Section 125 HSA Contribution Details
Section 125 plans dictate HSA contributions. Specifically, if employers and employees can make pre-tax HSA contributions. You can read the full details including corporate legal structure here, but we have outlined the HSA contribution details as they relate to a Section 125 plan below.
While a Section 125 Cafeteria Plan is not a benefits plan, it does create the rules and regulations for employer and employee benefits. With or without a Section 125 Cafeteria Plan, employers and employees can make HSA contributions. A Section 125 Cafeteria Plan allows for pre-tax HSA contributions.
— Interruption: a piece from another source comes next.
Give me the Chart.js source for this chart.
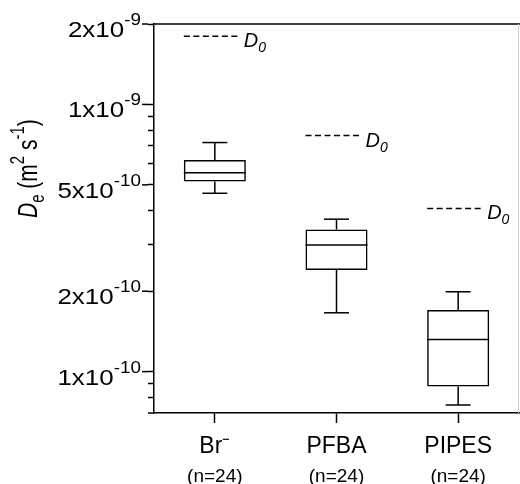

Use a Section 125 Cafeteria Plan to save more (pre-tax) money with an HSA.
Disclaimer: the content presented in this article are for informational purposes only, and is not, and must not be considered tax, investment, legal, accounting or financial planning advice, nor a recommendation as to a specific course of action. Investors should consult all available information, including fund prospectuses, and consult with appropriate tax, investment, accounting, legal, and accounting professionals, as appropriate, before making any investment or utilizing any financial planning strategy.